>>>>
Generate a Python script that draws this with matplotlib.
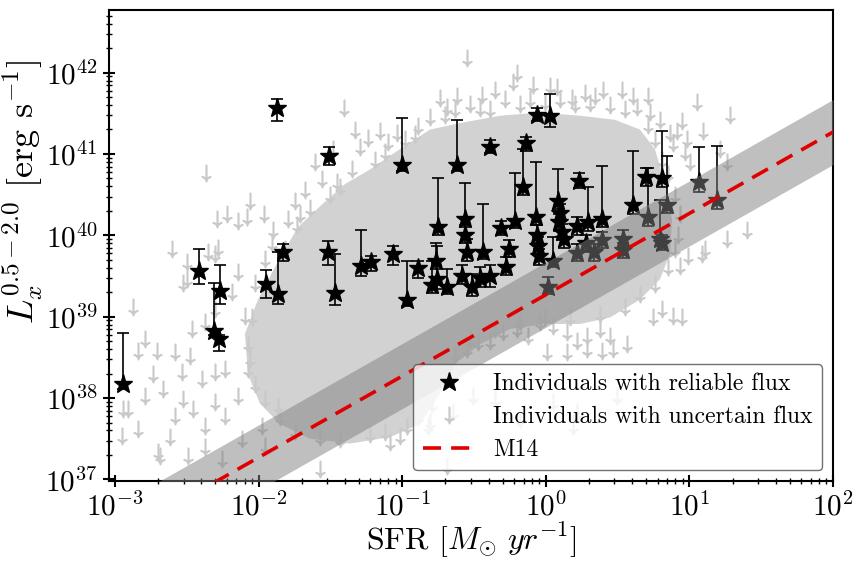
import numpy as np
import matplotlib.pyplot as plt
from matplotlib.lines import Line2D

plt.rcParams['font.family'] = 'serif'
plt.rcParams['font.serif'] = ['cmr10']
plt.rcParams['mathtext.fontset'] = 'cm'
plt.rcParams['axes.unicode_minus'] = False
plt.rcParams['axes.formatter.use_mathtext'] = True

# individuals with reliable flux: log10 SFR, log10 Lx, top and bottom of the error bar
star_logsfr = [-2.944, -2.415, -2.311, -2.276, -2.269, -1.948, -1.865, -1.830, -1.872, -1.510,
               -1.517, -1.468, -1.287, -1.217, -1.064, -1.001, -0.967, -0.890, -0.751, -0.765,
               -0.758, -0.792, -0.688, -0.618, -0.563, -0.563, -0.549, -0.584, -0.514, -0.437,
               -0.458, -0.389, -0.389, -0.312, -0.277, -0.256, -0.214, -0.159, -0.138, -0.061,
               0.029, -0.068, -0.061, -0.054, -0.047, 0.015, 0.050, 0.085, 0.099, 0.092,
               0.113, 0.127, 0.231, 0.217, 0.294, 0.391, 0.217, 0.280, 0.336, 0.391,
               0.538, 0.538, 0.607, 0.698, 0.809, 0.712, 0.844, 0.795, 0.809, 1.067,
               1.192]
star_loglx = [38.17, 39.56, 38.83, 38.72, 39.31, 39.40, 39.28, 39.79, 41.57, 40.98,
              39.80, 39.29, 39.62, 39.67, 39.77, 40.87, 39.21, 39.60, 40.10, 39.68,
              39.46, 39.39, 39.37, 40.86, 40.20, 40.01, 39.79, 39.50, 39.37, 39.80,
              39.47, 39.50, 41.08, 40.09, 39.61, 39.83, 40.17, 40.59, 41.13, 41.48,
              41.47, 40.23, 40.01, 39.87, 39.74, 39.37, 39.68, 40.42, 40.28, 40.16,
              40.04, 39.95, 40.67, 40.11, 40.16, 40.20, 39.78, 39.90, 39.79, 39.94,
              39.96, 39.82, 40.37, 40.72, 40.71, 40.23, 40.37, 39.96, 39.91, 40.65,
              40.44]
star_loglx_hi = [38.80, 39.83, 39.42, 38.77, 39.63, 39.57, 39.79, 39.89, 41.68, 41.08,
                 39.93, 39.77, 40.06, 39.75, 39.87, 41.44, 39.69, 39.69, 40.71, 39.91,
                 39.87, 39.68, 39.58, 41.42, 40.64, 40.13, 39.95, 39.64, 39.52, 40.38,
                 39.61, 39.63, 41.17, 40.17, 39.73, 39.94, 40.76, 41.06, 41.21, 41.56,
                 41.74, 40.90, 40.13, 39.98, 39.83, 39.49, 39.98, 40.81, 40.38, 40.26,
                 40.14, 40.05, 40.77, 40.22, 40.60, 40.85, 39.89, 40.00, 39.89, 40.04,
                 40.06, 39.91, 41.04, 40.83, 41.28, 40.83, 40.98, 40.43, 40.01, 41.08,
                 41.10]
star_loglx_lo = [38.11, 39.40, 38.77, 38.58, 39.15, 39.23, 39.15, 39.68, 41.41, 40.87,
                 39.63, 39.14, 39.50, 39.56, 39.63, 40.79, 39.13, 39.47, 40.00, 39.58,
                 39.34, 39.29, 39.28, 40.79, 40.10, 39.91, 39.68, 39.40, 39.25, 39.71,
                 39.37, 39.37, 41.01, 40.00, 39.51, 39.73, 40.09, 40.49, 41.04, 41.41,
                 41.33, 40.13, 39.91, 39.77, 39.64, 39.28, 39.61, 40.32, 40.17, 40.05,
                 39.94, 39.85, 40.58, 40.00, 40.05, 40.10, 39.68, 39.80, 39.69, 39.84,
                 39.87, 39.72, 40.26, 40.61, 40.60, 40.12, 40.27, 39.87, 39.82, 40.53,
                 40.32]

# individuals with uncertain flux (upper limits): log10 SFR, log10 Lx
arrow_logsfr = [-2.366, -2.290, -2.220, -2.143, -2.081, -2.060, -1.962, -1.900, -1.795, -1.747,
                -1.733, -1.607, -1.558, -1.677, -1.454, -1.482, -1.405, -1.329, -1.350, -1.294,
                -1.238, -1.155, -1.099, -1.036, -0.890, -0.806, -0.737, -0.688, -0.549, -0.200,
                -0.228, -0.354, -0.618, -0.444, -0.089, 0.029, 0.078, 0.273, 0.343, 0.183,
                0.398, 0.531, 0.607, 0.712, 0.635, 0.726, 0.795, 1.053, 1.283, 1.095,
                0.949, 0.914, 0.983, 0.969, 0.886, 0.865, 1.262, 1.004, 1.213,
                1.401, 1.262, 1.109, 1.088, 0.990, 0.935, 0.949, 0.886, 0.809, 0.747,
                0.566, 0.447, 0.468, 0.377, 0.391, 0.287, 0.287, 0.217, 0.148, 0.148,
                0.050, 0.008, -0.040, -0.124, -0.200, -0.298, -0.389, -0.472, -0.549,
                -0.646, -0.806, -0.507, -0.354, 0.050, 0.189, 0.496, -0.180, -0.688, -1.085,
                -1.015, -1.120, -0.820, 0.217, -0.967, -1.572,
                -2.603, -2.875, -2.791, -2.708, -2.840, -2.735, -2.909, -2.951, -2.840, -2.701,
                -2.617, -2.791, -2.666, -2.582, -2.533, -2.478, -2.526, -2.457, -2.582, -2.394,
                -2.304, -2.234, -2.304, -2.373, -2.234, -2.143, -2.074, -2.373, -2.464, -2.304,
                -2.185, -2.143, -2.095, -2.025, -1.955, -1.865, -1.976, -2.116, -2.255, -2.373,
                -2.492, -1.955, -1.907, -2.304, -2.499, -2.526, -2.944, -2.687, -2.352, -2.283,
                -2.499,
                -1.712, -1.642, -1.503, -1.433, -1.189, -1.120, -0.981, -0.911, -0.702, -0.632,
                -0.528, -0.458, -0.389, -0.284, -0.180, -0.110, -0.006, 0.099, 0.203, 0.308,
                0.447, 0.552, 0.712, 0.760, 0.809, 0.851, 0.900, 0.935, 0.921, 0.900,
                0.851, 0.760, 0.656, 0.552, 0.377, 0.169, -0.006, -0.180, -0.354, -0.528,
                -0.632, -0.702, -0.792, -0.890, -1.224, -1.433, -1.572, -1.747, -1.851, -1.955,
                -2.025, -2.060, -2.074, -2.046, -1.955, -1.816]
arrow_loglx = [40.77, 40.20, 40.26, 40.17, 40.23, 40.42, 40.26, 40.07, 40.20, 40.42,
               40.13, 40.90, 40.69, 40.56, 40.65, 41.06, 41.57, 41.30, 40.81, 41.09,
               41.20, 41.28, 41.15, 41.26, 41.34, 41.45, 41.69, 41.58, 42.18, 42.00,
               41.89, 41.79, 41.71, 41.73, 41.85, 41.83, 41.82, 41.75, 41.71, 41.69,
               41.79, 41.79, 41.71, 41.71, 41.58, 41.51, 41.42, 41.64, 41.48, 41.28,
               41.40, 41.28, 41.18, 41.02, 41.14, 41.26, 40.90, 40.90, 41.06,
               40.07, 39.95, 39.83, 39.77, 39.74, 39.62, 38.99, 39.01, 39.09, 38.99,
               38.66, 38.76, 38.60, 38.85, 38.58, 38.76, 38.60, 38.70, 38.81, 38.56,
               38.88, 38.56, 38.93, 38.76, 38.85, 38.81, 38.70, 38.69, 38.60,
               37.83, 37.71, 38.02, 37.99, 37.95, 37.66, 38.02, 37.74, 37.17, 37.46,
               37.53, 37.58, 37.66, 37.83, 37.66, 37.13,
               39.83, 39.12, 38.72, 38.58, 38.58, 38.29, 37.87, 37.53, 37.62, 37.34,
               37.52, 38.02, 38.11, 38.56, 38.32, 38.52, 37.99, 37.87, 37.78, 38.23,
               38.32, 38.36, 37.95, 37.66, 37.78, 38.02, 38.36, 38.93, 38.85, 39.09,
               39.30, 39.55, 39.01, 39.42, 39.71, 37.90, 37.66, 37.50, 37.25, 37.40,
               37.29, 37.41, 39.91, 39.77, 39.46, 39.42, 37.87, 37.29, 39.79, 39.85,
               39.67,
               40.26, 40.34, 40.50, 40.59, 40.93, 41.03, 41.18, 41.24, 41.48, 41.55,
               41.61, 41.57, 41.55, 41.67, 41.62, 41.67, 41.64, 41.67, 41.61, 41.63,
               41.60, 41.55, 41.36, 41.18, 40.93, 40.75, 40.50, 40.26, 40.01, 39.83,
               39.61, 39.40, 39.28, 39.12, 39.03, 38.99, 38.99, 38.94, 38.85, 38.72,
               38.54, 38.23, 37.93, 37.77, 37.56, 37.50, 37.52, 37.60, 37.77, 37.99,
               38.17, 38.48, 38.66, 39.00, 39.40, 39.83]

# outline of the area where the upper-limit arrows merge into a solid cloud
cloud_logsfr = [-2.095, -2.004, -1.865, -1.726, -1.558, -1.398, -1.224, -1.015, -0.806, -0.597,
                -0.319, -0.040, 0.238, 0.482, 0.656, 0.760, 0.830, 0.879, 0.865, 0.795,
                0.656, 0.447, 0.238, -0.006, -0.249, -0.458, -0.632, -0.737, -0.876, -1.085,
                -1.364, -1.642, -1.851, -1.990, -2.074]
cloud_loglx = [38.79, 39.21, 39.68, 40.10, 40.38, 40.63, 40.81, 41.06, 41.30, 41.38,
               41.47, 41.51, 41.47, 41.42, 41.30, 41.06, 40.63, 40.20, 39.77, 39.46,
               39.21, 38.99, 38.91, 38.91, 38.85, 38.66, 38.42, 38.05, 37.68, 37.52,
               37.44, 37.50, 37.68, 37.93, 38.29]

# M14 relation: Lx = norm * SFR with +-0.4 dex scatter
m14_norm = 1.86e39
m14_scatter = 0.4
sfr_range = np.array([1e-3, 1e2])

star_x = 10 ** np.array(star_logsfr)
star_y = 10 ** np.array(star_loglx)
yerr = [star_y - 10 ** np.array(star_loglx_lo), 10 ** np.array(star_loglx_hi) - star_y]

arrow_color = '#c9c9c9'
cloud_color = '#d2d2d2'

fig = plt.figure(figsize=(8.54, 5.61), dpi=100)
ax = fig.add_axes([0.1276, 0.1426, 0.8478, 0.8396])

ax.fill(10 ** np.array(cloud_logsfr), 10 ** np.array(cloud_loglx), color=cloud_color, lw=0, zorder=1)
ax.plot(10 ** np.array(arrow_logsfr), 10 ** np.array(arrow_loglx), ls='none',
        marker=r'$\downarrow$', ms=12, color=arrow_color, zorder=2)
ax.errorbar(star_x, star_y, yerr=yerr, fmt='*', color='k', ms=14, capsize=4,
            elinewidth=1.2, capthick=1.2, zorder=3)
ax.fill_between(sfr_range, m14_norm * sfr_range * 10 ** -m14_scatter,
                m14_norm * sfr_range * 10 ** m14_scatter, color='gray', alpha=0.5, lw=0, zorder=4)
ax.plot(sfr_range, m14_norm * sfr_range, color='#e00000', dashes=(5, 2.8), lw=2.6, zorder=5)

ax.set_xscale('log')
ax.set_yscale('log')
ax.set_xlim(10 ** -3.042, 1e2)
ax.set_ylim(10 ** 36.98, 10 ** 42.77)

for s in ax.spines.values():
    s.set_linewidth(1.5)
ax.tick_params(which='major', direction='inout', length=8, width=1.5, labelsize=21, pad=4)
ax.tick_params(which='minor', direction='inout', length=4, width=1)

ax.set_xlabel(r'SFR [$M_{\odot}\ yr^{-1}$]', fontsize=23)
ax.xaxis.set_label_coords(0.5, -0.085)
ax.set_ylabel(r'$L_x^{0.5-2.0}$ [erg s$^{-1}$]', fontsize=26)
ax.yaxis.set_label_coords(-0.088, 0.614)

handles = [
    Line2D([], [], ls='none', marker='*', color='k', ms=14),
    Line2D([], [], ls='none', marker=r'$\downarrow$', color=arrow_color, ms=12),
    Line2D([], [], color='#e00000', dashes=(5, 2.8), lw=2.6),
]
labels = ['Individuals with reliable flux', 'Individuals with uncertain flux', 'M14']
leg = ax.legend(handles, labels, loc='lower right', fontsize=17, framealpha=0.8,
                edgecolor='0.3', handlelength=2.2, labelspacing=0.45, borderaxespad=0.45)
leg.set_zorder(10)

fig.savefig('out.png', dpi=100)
<<<<
-- WHAT IS BEING ASKED --
Everything from the first line to the line with "plt.rcParams['axes.formatter.use_mathtext'] = True" must be repeated exactly, and nothing else. Leave the pictures out.

-- FINISHED ANSWER --
Generate a Python script that draws this with matplotlib.
import numpy as np
import matplotlib.pyplot as plt
from matplotlib.lines import Line2D

plt.rcParams['font.family'] = 'serif'
plt.rcParams['font.serif'] = ['cmr10']
plt.rcParams['mathtext.fontset'] = 'cm'
plt.rcParams['axes.unicode_minus'] = False
plt.rcParams['axes.formatter.use_mathtext'] = True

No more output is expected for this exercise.